When discussing health, we talk about ailments and afflictions, the potential of modern medicine and the behaviours that affect our health. Yet although these relationships exist, they undermine a more socio-economic understanding of health. This timely book takes a critical perspective to argue that urban poverty and health inequalities are intimately interconnected, and that the increasing disparity between rich and poor will necessarily exacerbate health issues within urban communities.
Urban Poverty and Health Inequalities documents how life has become increasingly insecure and stressful for growing numbers of people due to increased insecurities in employment, income and housing, rising living costs, and the retrenchment of welfare and social services. The book explores the role of history and media depictions of poverty and health inequalities in influencing the current situation. A central objective is to advance ways to understand and respond to urban poverty as a key social determinant of health. The authors pay particular attention to the ways in which punitive responses to urban poverty are further exacerbating the hardships faced by people living in urban poverty.
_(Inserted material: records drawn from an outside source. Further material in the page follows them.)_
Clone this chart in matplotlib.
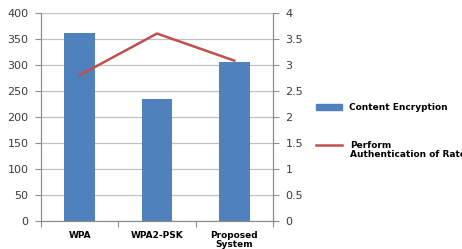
import matplotlib.pyplot as plt
from matplotlib.patches import Rectangle
from matplotlib.lines import Line2D

categories = ['WPA', 'WPA2-PSK', 'Proposed\nSystem']
encryption = [362, 235, 305]
auth_rate = [2.8, 3.6, 3.08]

bar_color = '#4F81BD'
line_color = '#C0504D'
text_color = '#3a3a3a'
axis_color = '#8c8c8c'

fig = plt.figure(figsize=(4.62, 2.49), dpi=100)
ax = fig.add_axes([0.0887, 0.1124, 0.5022, 0.8365])
x = list(range(len(categories)))

ax.bar(x, encryption, width=0.4, color=bar_color, zorder=2)
ax.set_xlim(-0.5, 2.5)
ax.set_ylim(0, 400)
ax.set_yticks(range(0, 401, 50))
ax.yaxis.grid(True, color='#c0c0c0', linewidth=0.9)
ax.set_axisbelow(True)

# category labels between tick marks
ax.set_xticks([-0.5, 0.5, 1.5, 2.5])
ax.set_xticklabels([])
ax.tick_params(axis='x', length=4, color=axis_color, direction='out')
for xi, lab in zip(x, categories):
    ax.text(xi, -19, lab, ha='center', va='top', fontsize=6.5, fontweight='bold',
            color='black', linespacing=0.95)

ax.tick_params(axis='y', length=4, color=axis_color, labelsize=8,
               labelcolor=text_color, pad=5)
for side in ['left', 'bottom', 'right']:
    ax.spines[side].set_color(axis_color)
ax.spines['top'].set_visible(False)

ax2 = ax.twinx()
ax2.plot(x, auth_rate, color=line_color, linewidth=1.8)
ax2.set_ylim(0, 4)
ax2.set_yticks([0, 0.5, 1, 1.5, 2, 2.5, 3, 3.5, 4])
ax2.set_yticklabels(['0', '0.5', '1', '1.5', '2', '2.5', '3', '3.5', '4'])
ax2.tick_params(axis='y', length=4, color=axis_color, labelsize=8,
                labelcolor=text_color, pad=5)
for side in ['left', 'bottom', 'right']:
    ax2.spines[side].set_color(axis_color)
ax2.spines['top'].set_visible(False)

# legend drawn by hand to keep the Excel look
W, H = 462, 249
fig.patches.append(Rectangle((316 / W, 1 - 110 / H), 26 / W, 5.5 / H,
                             transform=fig.transFigure, color=bar_color))
fig.text(349 / W, 1 - 107 / H, 'Content Encryption', fontsize=6.5,
         fontweight='bold', va='center', ha='left', color='black')
fig.lines.append(Line2D([316 / W, 342 / W], [1 - 145 / H, 1 - 145 / H],
                        transform=fig.transFigure, color=line_color, linewidth=1.8))
fig.text(350 / W, 1 - 141 / H, 'Perform\nAuthentication of Rate', fontsize=6.5,
         fontweight='bold', va='top', ha='left', color='black', linespacing=0.95)

fig.savefig('out.png', dpi=100)
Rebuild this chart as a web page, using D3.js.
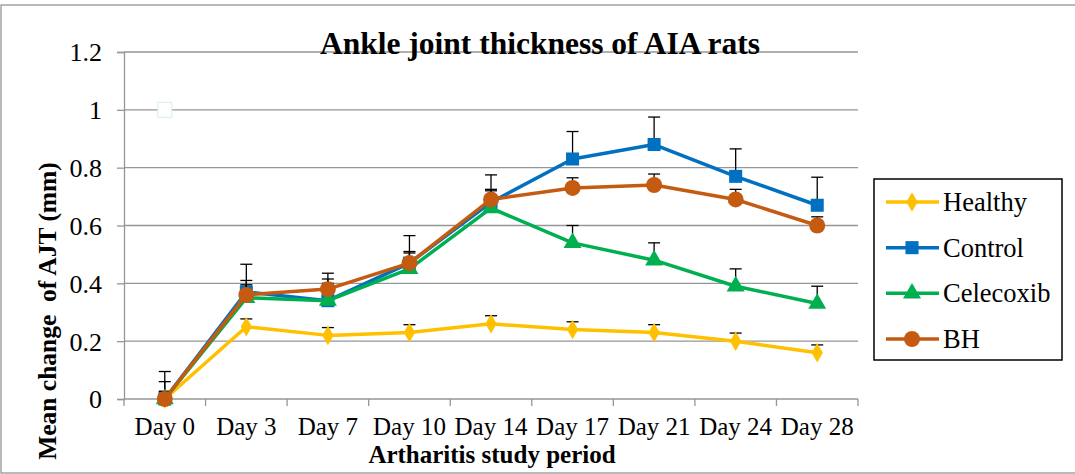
<!DOCTYPE html>
<html><head><meta charset="utf-8">
<script src="https://cdn.jsdelivr.net/npm/d3@7"></script>
<style>
html,body{margin:0;padding:0;background:#fff;}
svg{display:block;font-family:"Liberation Serif","Times New Roman",serif;}
</style></head>
<body>
<svg id="chart" width="1075" height="474"></svg>
<script>
const categories = ["Day 0","Day 3","Day 7","Day 10","Day 14","Day 17","Day 21","Day 24","Day 28"];
const healthy    = [0, 0.25, 0.22, 0.23, 0.26, 0.24, 0.23, 0.20, 0.16];
const healthyErr = [0.027, 0.027, 0.027, 0.027, 0.028, 0.027, 0.027, 0.028, 0.027];
const control    = [0, 0.37, 0.34, 0.47, 0.68, 0.83, 0.88, 0.77, 0.67];
const controlErr = [0.095, 0.096, 0.095, 0.095, 0.095, 0.095, 0.095, 0.095, 0.097];
const celecoxib  = [0, 0.35, 0.34, 0.45, 0.66, 0.54, 0.48, 0.39, 0.33];
const celecoxibErr=[0.06, 0.06, 0.06, 0.06, 0.06, 0.06, 0.06, 0.06, 0.06];
const bh         = [0, 0.36, 0.38, 0.47, 0.69, 0.73, 0.74, 0.69, 0.60];
const bhErr      = [0.025, 0.035, 0.035, 0.035, 0.035, 0.035, 0.038, 0.035, 0.03];
const strayCategory = ["Day 0"];
const strayValue = [1];
const yTicks = [0, 0.2, 0.4, 0.6, 0.8, 1, 1.2];
const seriesNames = ["Healthy","Control","Celecoxib","BH"];

const series = [
  {name:seriesNames[0], values:healthy, err:healthyErr, color:"#FFC000", sym:"diamond"},
  {name:seriesNames[1], values:control, err:controlErr, color:"#0070C0", sym:"square"},
  {name:seriesNames[2], values:celecoxib, err:celecoxibErr, color:"#00B050", sym:"triangle"},
  {name:seriesNames[3], values:bh, err:bhErr, color:"#C55A11", sym:"circle"}
];

const svg = d3.select("#chart");
// outer border
svg.append("rect").attr("x",1).attr("y",5).attr("width",1080).attr("height",468)
  .attr("fill","none").attr("stroke","#8c8c8c").attr("stroke-width",1.2);

const x = d3.scaleBand().domain(categories).range([124, 858]).padding(0);
const cx = d => x(d) + x.bandwidth()/2;
const y = d3.scaleLinear().domain([0,1.2]).range([399,52]);

// gridlines
svg.append("g").selectAll("line").data(yTicks.filter(t=>t>0)).join("line")
  .attr("x1",124).attr("x2",858).attr("y1",d=>y(d)).attr("y2",d=>y(d))
  .attr("stroke","#969696").attr("stroke-width",1.3);

// y axis
const yAxis = svg.append("g").attr("transform","translate(124,0)")
  .call(d3.axisLeft(y).tickValues(yTicks).tickSize(7).tickPadding(15).tickFormat(d=>String(d)));
yAxis.select(".domain").attr("stroke","#969696").attr("stroke-width",1.3);
yAxis.selectAll(".tick line").attr("stroke","#969696").attr("stroke-width",1.3);
yAxis.selectAll("text").attr("font-size",26).attr("font-family","Liberation Serif").attr("fill","#000")
  .attr("x",-22).attr("dy","0.34em");

// x axis
const xAxis = svg.append("g").attr("transform","translate(0,399)")
  .call(d3.axisBottom(x).tickSize(0).tickPadding(20));
xAxis.select(".domain").attr("stroke","#969696").attr("stroke-width",1.3).attr("d","M124,0H858");
xAxis.selectAll("text").attr("font-size",25).attr("font-family","Liberation Serif").attr("fill","#000")
  .attr("y",36).attr("dy",0);
// boundary ticks
const bounds = categories.map(c=>x(c)).concat([x(categories[categories.length-1])+x.bandwidth()]);
svg.append("g").selectAll("line").data(bounds).join("line")
  .attr("x1",d=>d).attr("x2",d=>d).attr("y1",399).attr("y2",406)
  .attr("stroke","#969696").attr("stroke-width",1.3);

const symMap = {diamond:d3.symbolDiamond, square:d3.symbolSquare, triangle:d3.symbolTriangle, circle:d3.symbolCircle};
const symSize = {diamond:110, square:170, triangle:140, circle:200};

const line = d3.line().x((d,i)=>cx(categories[i])).y(d=>y(d));

series.forEach(s=>{
  const g = svg.append("g");
  // error bars (upper only)
  const eb = g.append("g").attr("stroke","#000").attr("stroke-width",1.3);
  s.values.forEach((v,i)=>{
    const px = cx(categories[i]);
    eb.append("line").attr("x1",px).attr("x2",px).attr("y1",y(v)).attr("y2",y(v+s.err[i]));
    eb.append("line").attr("x1",px-6).attr("x2",px+6).attr("y1",y(v+s.err[i])).attr("y2",y(v+s.err[i]));
  });
  g.append("path").datum(s.values).attr("d",line).attr("fill","none")
    .attr("stroke",s.color).attr("stroke-width",3.5).attr("stroke-linejoin","round");
  g.selectAll("path.m").data(s.values).join("path").attr("class","m")
    .attr("transform",(d,i)=>`translate(${cx(categories[i])},${y(d)})`)
    .attr("d",d3.symbol().type(symMap[s.sym]).size(symSize[s.sym]))
    .attr("fill",s.color);
});

// stray marker
svg.append("g").selectAll("rect").data(strayValue).join("rect")
  .attr("x",(d,i)=>cx(strayCategory[i])-7).attr("y",d=>y(d)-7.5)
  .attr("width",14).attr("height",15).attr("fill","#fff").attr("stroke","#d6f0e4").attr("stroke-width",1);

// title
svg.append("text").attr("x",540).attr("y",54).attr("text-anchor","middle")
  .attr("font-size",31.5).attr("font-weight","bold").text("Ankle joint thickness of AIA rats");
// axis titles
svg.append("text").attr("x",492).attr("y",463).attr("text-anchor","middle")
  .attr("font-size",25).attr("font-weight","bold").text("Artharitis study period");
svg.append("text").attr("transform","translate(56,311) rotate(-90)").attr("text-anchor","middle")
  .attr("font-size",25.5).attr("font-weight","bold").attr("xml:space","preserve")
  .style("white-space","pre").text("Mean change  of AJT (mm)");

// legend
const lg = svg.append("g");
lg.append("rect").attr("x",874).attr("y",179).attr("width",188).attr("height",181)
  .attr("fill","#fff").attr("stroke","#000").attr("stroke-width",1.5);
const ly = d3.scalePoint().domain(seriesNames).range([202,339]);
series.forEach(s=>{
  const yy = ly(s.name);
  lg.append("line").attr("x1",886).attr("x2",939).attr("y1",yy).attr("y2",yy)
    .attr("stroke",s.color).attr("stroke-width",3.5);
  lg.append("path").attr("transform",`translate(912,${yy})`)
    .attr("d",d3.symbol().type(symMap[s.sym]).size(symSize[s.sym])).attr("fill",s.color);
  lg.append("text").attr("x",943).attr("y",yy).attr("dy","0.34em").attr("font-size",26.5).text(s.name);
});
</script>
</body></html>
Looking at issues of class, age, gender, ethnic and disability-based inequalities, the book offers both critical theory and grounded solutions to enable those living in poverty to live healthier lives. The collateral damage resulting from current socio-economic arrangements reflects political choices regarding the distribution of resources in societies that needs to be challenged and changed. The authors attend to initiatives for change, offering practical responses to address urban poverty, including efforts to address wealth distribution, the potential of living wage and Universal Basic Income initiatives, social housing and anti-oppressive welfare systems.
Table of Contents
Chapter One: Introduction to urban poverty and health inequalities
Chapter Two: Greed verses need: historical tensions in responses to urban poverty
Chapter Three: Mediating urban poverty: From the war on poverty to poverty porn
Chapter Four: Experiences of urban poverty, penal welfare and ill health
Chapter Five: Homelessness: the sharp edge of urban poverty
Chapter Six: Addressing urban poverty and health inequalities
Darrin Hodgetts is Professor of Societal Psychology at Massey University, New Zealand. Prior to his current post, Darrin worked in Community Medicine at Memorial University, Canada, Psychology and Media at the London School of Economics, UK, and Community Psychology at the University of Waikato, New Zealand. Darrin’s research focuses on urban poverty, homelessness, and health inequalities.
Dr Ottilie Stolte teaches Social and Community Health Psychology at the University of Waikato, New Zealand. Key research interests are poverty, homelessness, health inequalities, and injustice. In her research, Ottilie seeks to understand social psychological issues within the broader social, economic, political, and cultural contexts of people's everyday lives.